A burly, confident man with a full beard and glasses who speaks with a flat Midwestern accent, Scheuer was less inclined than many in the CIA hierarchy to swallow his own opinions. He had not been a typical CIA recruit. A Buffalo native, he had worked as a rigger for Union Carbide while earning two master’s degrees and then a PhD at the University of Manitoba, in Canada. He believed his bin Laden unit was the first ever established to hunt down an individual, and as the effort matured—as he learned more and more about bin Laden—he grew increasingly convinced of the danger al Qaeda posed for the United States. In time, his assessment of that danger outpaced his superiors’. His small group worked out of an office in a business center just a short drive from the main CIA campus at Langley. Scheuer named the office after his son Alec: “ALEC Station.”

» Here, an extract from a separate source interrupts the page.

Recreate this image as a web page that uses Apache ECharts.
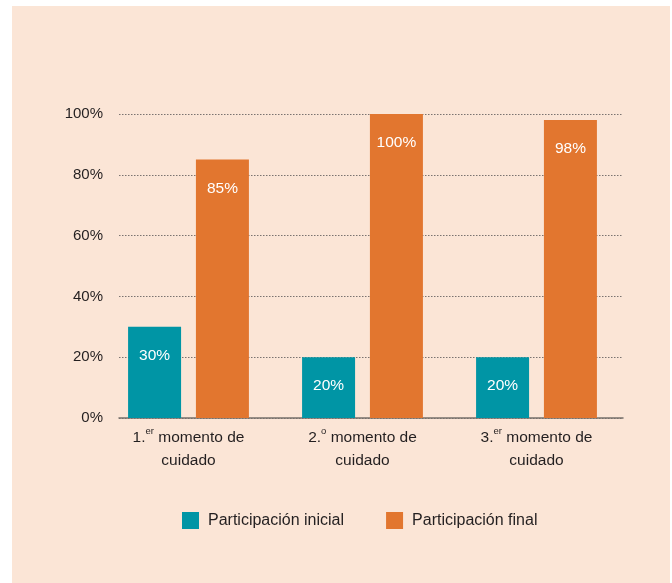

The best weapon they had for gathering intelligence at that point was rendition, the practice of arresting a suspect and turning him over to authorities in another country for interrogation. The practice enabled the agency to at least technically abide by rules against torture. The CIA obtained assurances that captives would not be abused, which some foreign governments likely honored more diligently than others. At that point the agency did not have the option of killing suspected senior terrorists: they had to be arrested and held somewhere. Rendition enabled the Clinton administration to avoid the legal difficulties of placing them in U.S. custody. As Scheuer would remember it, this was not so much a matter of explicit policy as it was policy by default. He would seek guidance from the White House about what to do with a target, and the answer would come back, “That’s your problem.” The problem was solved by willing governments in East Africa, the Balkans, and the Middle East.

Rendition did not, as it happens, produce the first big breakthrough for ALEC Station. That came in September 1996, when a Sudanese militant named Jamal al-Fadl, a former close associate of bin Laden’s, turned up at the U.S. embassy in Eritrea offering to tell everything he knew about al Qaeda. He was flown to the United States and placed in the federal witness-protection program. He provided the first trove of fresh information about bin Laden and his organization—about its personalities, structure, and planned operations. His relevations ratcheted up interest in the group, which was clearly willing and able to launch major terror attacks.

By 1999, ALEC Station employed twenty-seven people, many of them women. They ran an unorthodox CIA office, very informal. People dressed casually. Because it maintained informants and contacts worldwide, the office was open twenty-four hours a day. Everyone worked long hours so few formalities of office life took hold. Scheuer would nap every afternoon in his office. As their sense of the threat posed by al Qaeda grew, so did their sense of mission. Some in the office, like Scheuer, passed up offers for promotions in order to stay with the work. Marriages broke up. The place had a cultish feel. Because Scheuer presided over so many dedicated women officers, some started calling his group “the Manson family.”

They couldn’t get bin Laden arrested in the Sudan, so they came up with a plan to harass him. He had a number of large projects under way there—road building, agricultural programs, and businesses. He was also actively underwriting terror attacks throughout the region. So ALEC Station proposed sabotaging his construction equipment. They wanted to spike engines with slurry that would force them to seize up. When the Senate Select Committee on Intelligence was briefed on the plan, one member objected: “If you do that, won’t you be putting some Sudanese farmer out of work?” The project was scrapped.

Not long afterward, when the attempted assassination of the Egyptian President Hosni Mubarak was linked to al Qaeda, the Sudan was pressured by states in the region to expel bin Laden. He relocated to Afghanistan, where he declared his war on the United States. This move pleased ALEC Station, because the NSA could now listen in on phone conversations in Afghanistan; there was also an enormous archive of overhead imagery left over from the mujahidin–Soviet wars, and the CIA had many friendly contacts in that country. In 1997, Mullah Omar, the Taliban leader, invited bin Laden to live in Kandahar, at an experimental agricultural station called Tarnak Farms, south of the city. This was an area where the agency had an especially rich network of spies, a group it called “Tripoints.”

For once they could watch bin Laden closely and listen to him and his people. Lacking the authority to kill him, Scheuer’s group laid plans to kidnap him—that would have been in May or June of 1998, several months before the embassy bombings in East Africa. They intended to hold him in a remote mountainous area for interrogation and then fly him to an Arab state for imprisonment (unless the United States decided to prosecute him directly). They fleshed out a raid in detail, a snatch-and-grab mission inside Afghanistan employing a special ops team delivered by helicopter. But when the plan was run up the chain it was vetoed as too risky. American forces might get killed, and because bin Laden lived with his wives and children, some of the children might be harmed. Scheuer recalled being mystified by the decision. He asked, “How much more of a threat do you need before you finally do something?”